Indian politician (born 1964)

Belur Gopalkrishna (born 1964) is an Indian politician from Karnataka. He is a three time Member of the Legislative Assembly from Sagar Assembly constituency in Shimoga district representing Indian National Congress. He won the 2023 Karnataka Legislative Assembly election.

He was Appointed as chairman for Karnataka State Forest Industries Corporation on 26 January 2024.

== Early life and education ==
Gopalkrishna is from Sagar. His father Keriyappa is a farmer. He completed his Pre University Course in 1982 at the Government PU College, Sagar. He is the nephew of Kagodu Thimmappa.

== Career ==
Gopalkrishna won from Sagar Assembly constituency representing Indian National Congress in the 2023 Karnataka Legislative Assembly election.

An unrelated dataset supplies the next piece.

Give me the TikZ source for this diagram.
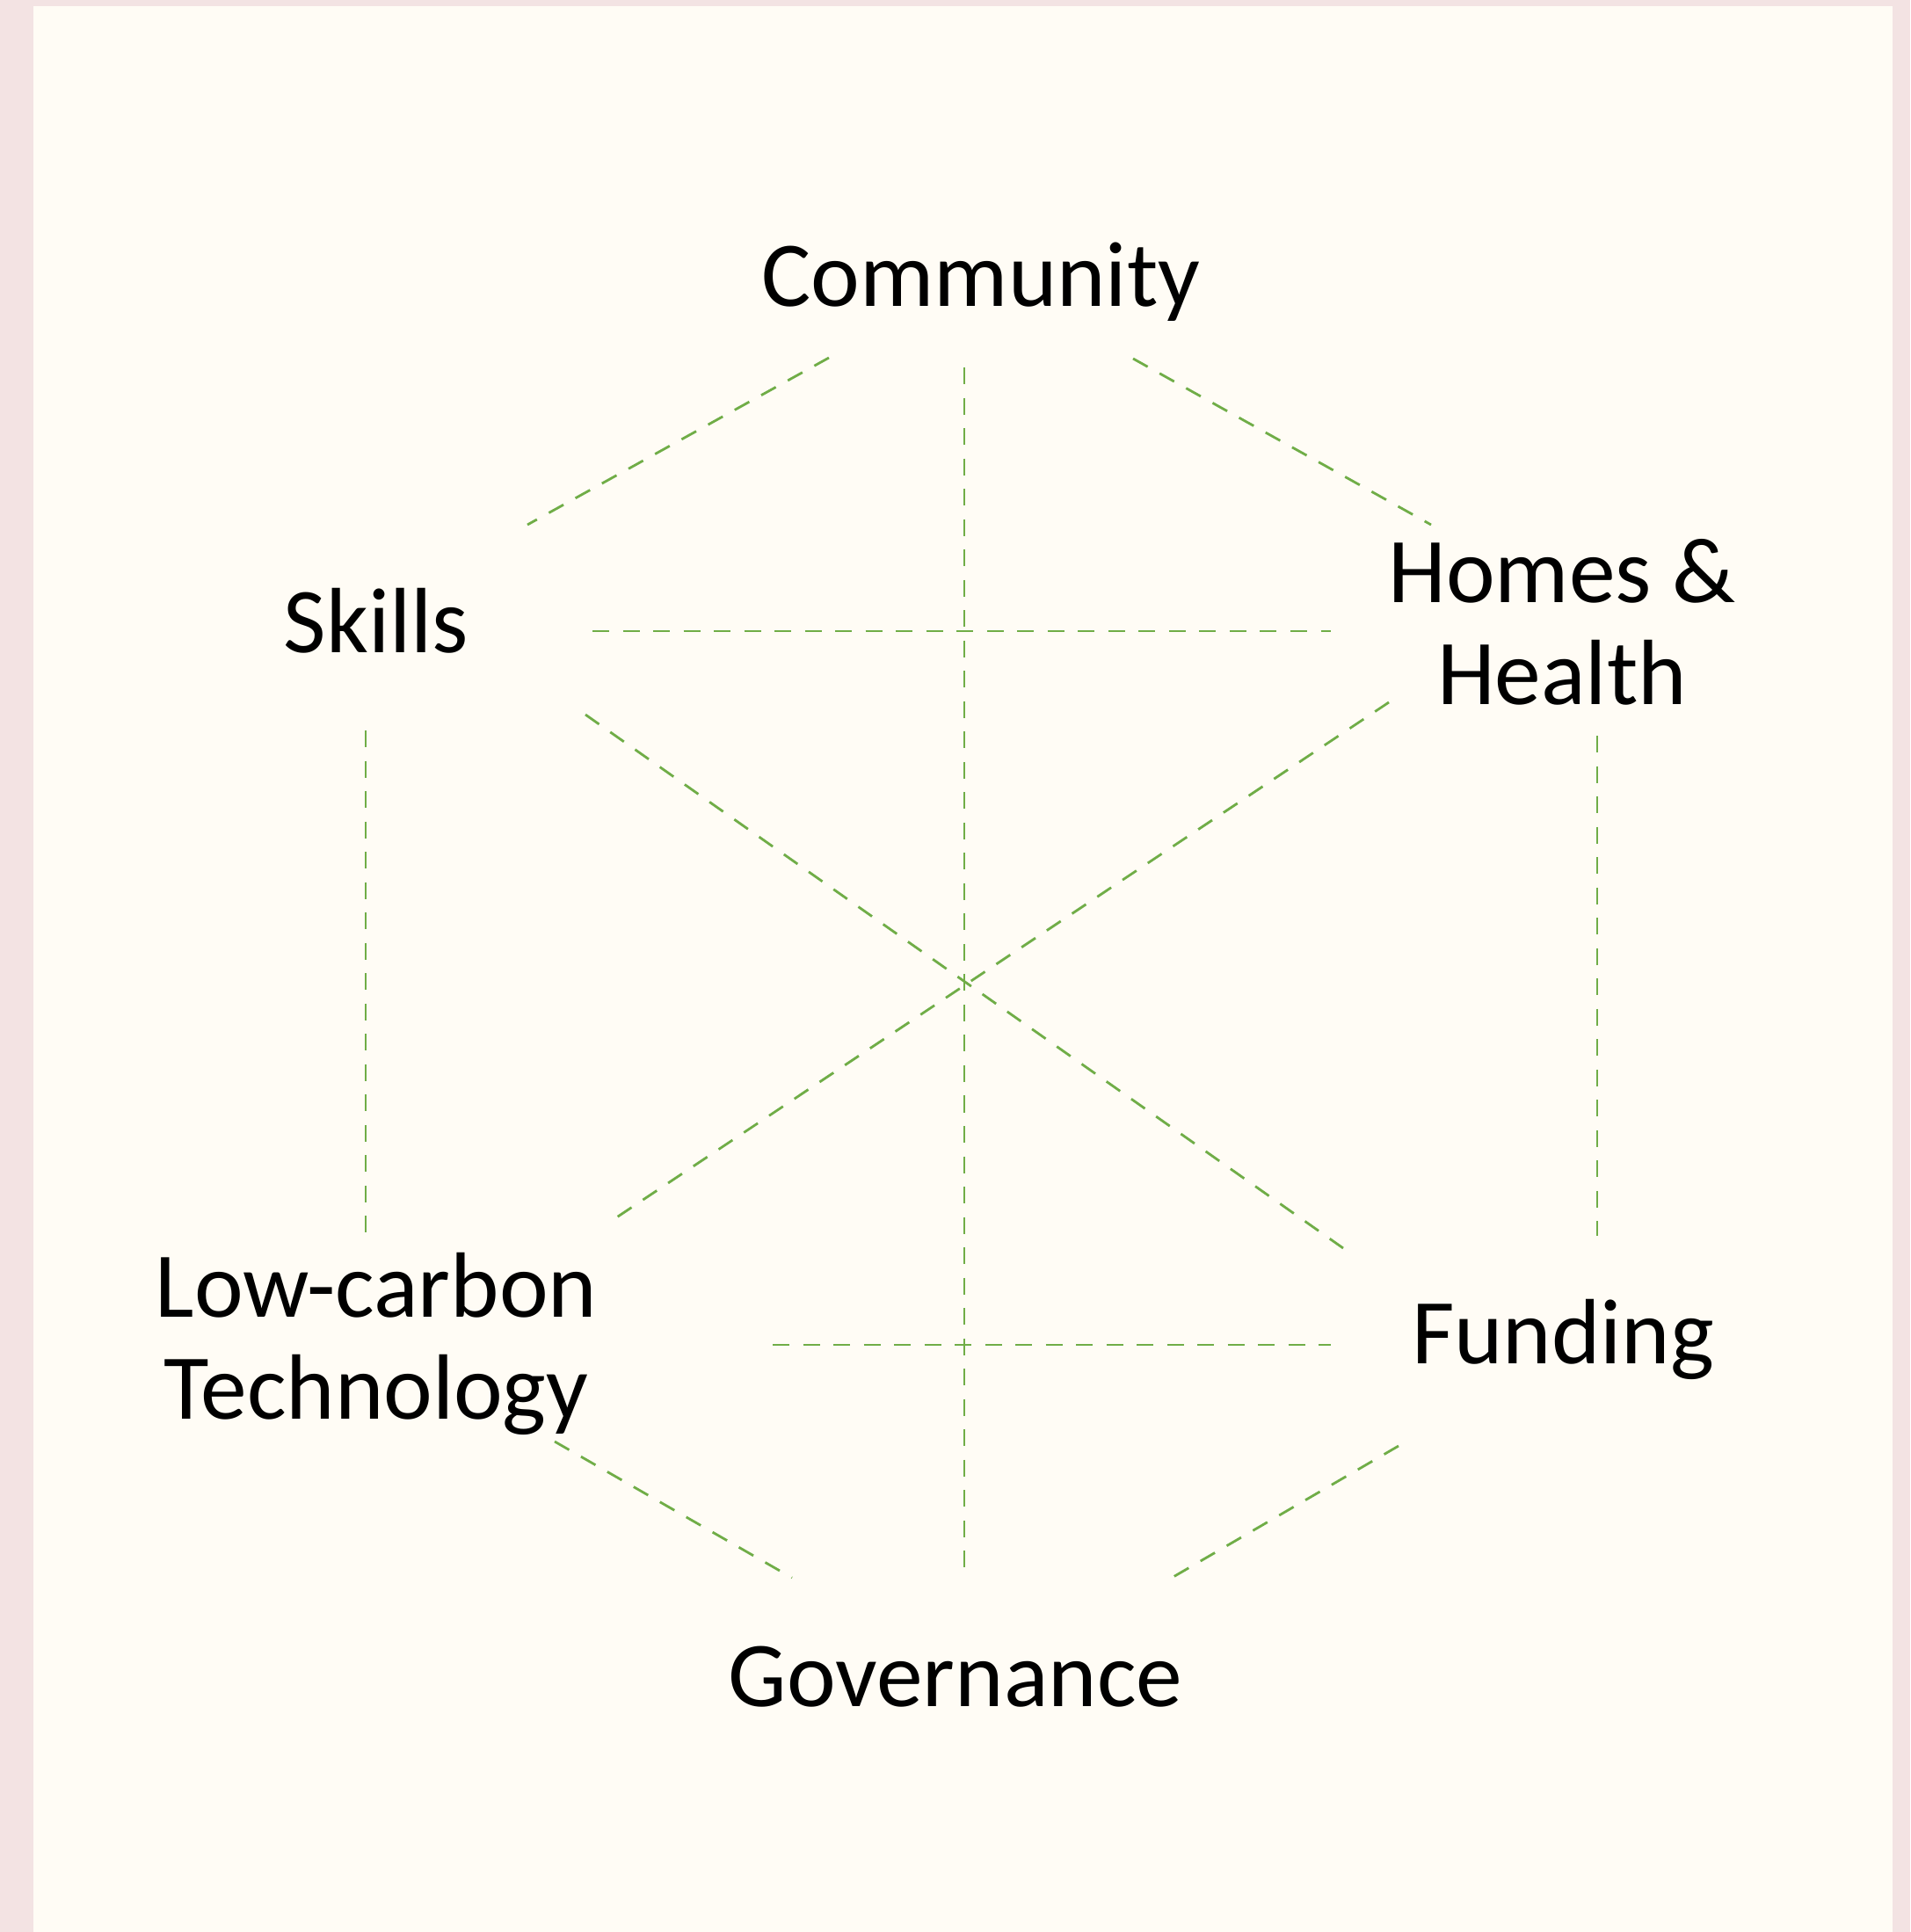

He polled 88,988 votes and defeated his nearest rival, Hartalu Halappa of Bharatiya Janata Party by a margin of 16,022 votes. He has hopped parties in the past but managed to get the Congress nomination from Sagar Assembly constituency for the 2023 Karnataka Legislative Assembly election, despite opposition from the local Congress cadre, who demanded the nomination of former minister Kagodu Thimmappa's daughter Raja Nandini.

In 2004, he followed his mentor S. Bagarappa and joined Bharatiya Janata Party. He first won as an MLA representing Bharatiya Janata Party winning the 2004 Karnataka Legislative Assembly election defeating three time MLA and his uncle, Kagodu Thimmappa of Indian National Congress, by a margin of 15,173 votes. Later, he stayed back in BJP when Bangarappa left the party and retained the Sagar Assembly constituency for Bharatiya Janata Party in the 2008 Karnataka Legislative Assembly election as he polled 57,706 votes and defeated his nearest rival, Kagodu Thimmappa of Indian National Congress, by a narrow margin of 2,845 votes.

He was denied congress ticket in 2013 Elections later joined Janata Dal (Secular) and unsuccessfully contested on JD(S) ticket. He joined Indian National Congress in 2018.